Some people are simply more sensitive than others and it's not our job, nor our place, as a manager or a director to dictate the sensitivity levels of another person. Indeed, rather than imposing our own humour and sensitivity levels on others we have a duty to make everyone else aware of the different perceptions of humour.
However, once all these points have been taken on board, the situation has been assessed and our EQ (emotional intelligence) is at an optimum level, then do not be afraid to inject humour into a difficult situation.
I am not advocating becoming a stand-up comedian, absolutely not. Telling jokes is a skill and, in my opinion, not for the work place, but an odd quip or a situation related anecdote, with an appropriate degree of levity, has served me well in tough times.
In the same way a smile and a warm handshake, when use correctly, can humanize difficult situations, a touch of light-heartedness can bring about a reality check when tempers are being lost.
In today's digital age, where face to face meetings are a luxury rather than an industry standard, and more and more business is done via the phone or on email, humour can sometimes dispel the tensions that our physical absenteeism can create.
An email can be easily misconstrued, for example the use of capitals can to one person be an effective way of highlighting an issue or comments and to another can signify shouting. Or an unintentionally curt statement over the phone caused by time constraints or office distractions can create an unnecessarily strained conversation, often when both parties are unsure of the cause.

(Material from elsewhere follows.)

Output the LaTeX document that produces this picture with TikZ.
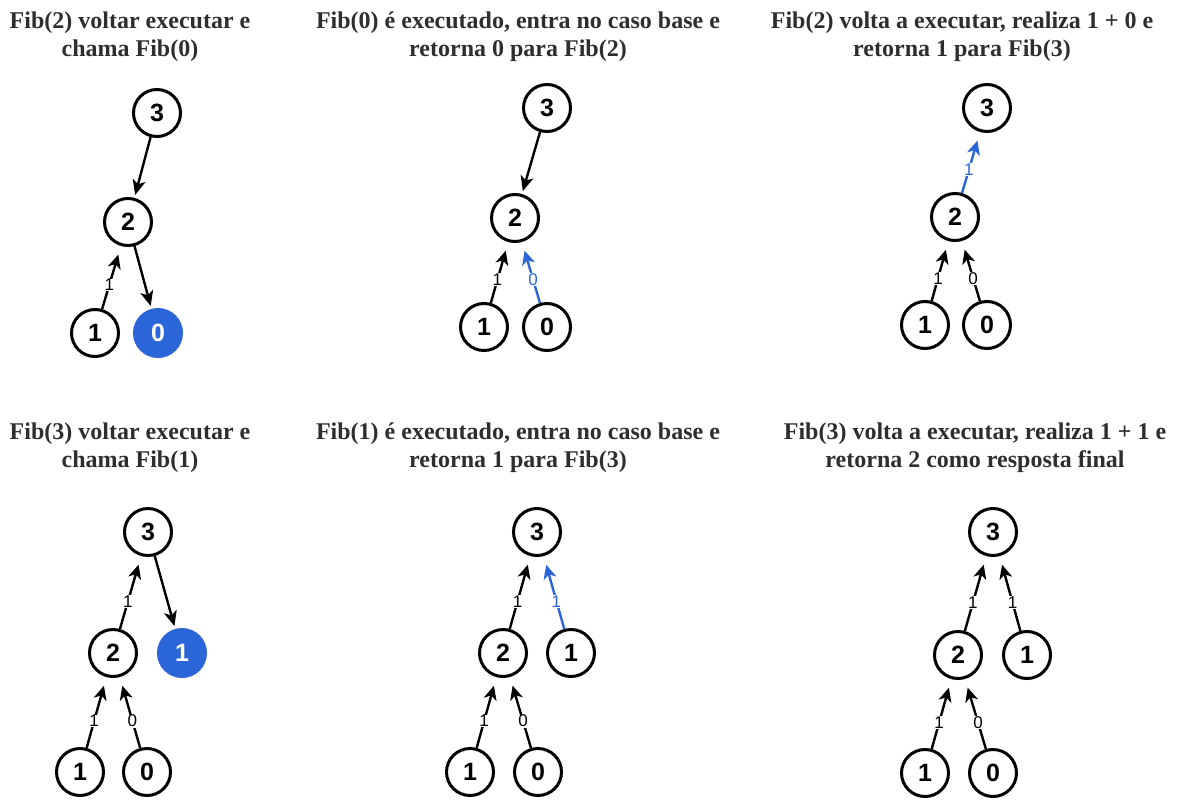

Humour, injected early in these remote conversations and relationships, can negate these issues, relieve tension and provide a level playing field where all participants are aware of the rules and can contribute equally.
I believe it is also important that you understand humour isn't a process to be used to avoid dealing with an issue but rather to allow the players to bring about a better and perhaps more convivial atmosphere in which to deal with something.
Like a sunny day can help you feel more positive about a problem so can a sunny disposition both at home and in the workplace.